▶ WHAT IS BEING ASKED: Print all of the lines exactly. Any picture among them stays out.
======== DATASET SECTION ========
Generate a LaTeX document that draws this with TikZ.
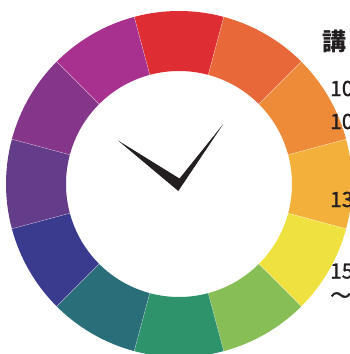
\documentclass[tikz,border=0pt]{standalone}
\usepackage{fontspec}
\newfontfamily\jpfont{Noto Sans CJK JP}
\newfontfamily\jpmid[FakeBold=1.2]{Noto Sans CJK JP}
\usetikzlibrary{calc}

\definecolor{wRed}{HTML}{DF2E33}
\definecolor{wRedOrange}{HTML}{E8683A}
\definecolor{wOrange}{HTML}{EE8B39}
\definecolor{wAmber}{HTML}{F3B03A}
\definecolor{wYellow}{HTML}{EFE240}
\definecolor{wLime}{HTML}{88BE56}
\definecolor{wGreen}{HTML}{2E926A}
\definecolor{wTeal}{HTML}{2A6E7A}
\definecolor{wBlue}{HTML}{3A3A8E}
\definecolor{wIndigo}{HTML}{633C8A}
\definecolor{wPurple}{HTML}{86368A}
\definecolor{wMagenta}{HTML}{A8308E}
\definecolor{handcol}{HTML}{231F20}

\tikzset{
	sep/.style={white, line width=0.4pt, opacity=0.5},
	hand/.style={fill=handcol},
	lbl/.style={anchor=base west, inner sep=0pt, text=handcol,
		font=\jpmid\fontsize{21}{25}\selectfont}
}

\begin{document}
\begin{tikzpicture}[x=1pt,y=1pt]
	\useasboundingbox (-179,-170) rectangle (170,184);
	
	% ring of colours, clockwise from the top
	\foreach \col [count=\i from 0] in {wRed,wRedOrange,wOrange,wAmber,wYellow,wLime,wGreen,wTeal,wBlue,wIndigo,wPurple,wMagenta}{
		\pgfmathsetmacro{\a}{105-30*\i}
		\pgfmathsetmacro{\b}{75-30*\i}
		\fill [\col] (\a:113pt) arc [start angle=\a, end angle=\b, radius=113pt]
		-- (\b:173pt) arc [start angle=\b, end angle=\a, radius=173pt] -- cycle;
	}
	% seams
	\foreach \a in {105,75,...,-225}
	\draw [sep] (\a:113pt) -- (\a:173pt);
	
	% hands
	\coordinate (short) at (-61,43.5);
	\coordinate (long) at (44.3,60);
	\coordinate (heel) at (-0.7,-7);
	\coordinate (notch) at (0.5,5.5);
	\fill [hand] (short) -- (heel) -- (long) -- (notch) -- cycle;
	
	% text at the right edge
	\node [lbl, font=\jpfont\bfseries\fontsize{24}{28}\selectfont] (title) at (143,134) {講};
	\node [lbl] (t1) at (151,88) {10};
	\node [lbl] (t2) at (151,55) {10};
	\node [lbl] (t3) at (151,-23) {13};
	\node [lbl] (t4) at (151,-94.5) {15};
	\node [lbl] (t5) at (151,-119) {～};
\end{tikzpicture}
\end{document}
========
▶ RESPONSE TO THIS EXERCISE:
Generate a LaTeX document that draws this with TikZ.
\documentclass[tikz,border=0pt]{standalone}
\usepackage{fontspec}
\newfontfamily\jpfont{Noto Sans CJK JP}
\newfontfamily\jpmid[FakeBold=1.2]{Noto Sans CJK JP}
\usetikzlibrary{calc}

\definecolor{wRed}{HTML}{DF2E33}
\definecolor{wRedOrange}{HTML}{E8683A}
\definecolor{wOrange}{HTML}{EE8B39}
\definecolor{wAmber}{HTML}{F3B03A}
\definecolor{wYellow}{HTML}{EFE240}
\definecolor{wLime}{HTML}{88BE56}
\definecolor{wGreen}{HTML}{2E926A}
\definecolor{wTeal}{HTML}{2A6E7A}
\definecolor{wBlue}{HTML}{3A3A8E}
\definecolor{wIndigo}{HTML}{633C8A}
\definecolor{wPurple}{HTML}{86368A}
\definecolor{wMagenta}{HTML}{A8308E}
\definecolor{handcol}{HTML}{231F20}

\tikzset{
	sep/.style={white, line width=0.4pt, opacity=0.5},
	hand/.style={fill=handcol},
	lbl/.style={anchor=base west, inner sep=0pt, text=handcol,
		font=\jpmid\fontsize{21}{25}\selectfont}
}

\begin{document}
\begin{tikzpicture}[x=1pt,y=1pt]
	\useasboundingbox (-179,-170) rectangle (170,184);
	
	% ring of colours, clockwise from the top
	\foreach \col [count=\i from 0] in {wRed,wRedOrange,wOrange,wAmber,wYellow,wLime,wGreen,wTeal,wBlue,wIndigo,wPurple,wMagenta}{
		\pgfmathsetmacro{\a}{105-30*\i}
		\pgfmathsetmacro{\b}{75-30*\i}
		\fill [\col] (\a:113pt) arc [start angle=\a, end angle=\b, radius=113pt]
		-- (\b:173pt) arc [start angle=\b, end angle=\a, radius=173pt] -- cycle;
	}
	% seams
	\foreach \a in {105,75,...,-225}
	\draw [sep] (\a:113pt) -- (\a:173pt);
	
	% hands
	\coordinate (short) at (-61,43.5);
	\coordinate (long) at (44.3,60);
	\coordinate (heel) at (-0.7,-7);
	\coordinate (notch) at (0.5,5.5);
	\fill [hand] (short) -- (heel) -- (long) -- (notch) -- cycle;
	
	% text at the right edge
	\node [lbl, font=\jpfont\bfseries\fontsize{24}{28}\selectfont] (title) at (143,134) {講};
	\node [lbl] (t1) at (151,88) {10};
	\node [lbl] (t2) at (151,55) {10};
	\node [lbl] (t3) at (151,-23) {13};
	\node [lbl] (t4) at (151,-94.5) {15};
	\node [lbl] (t5) at (151,-119) {～};
\end{tikzpicture}
\end{document}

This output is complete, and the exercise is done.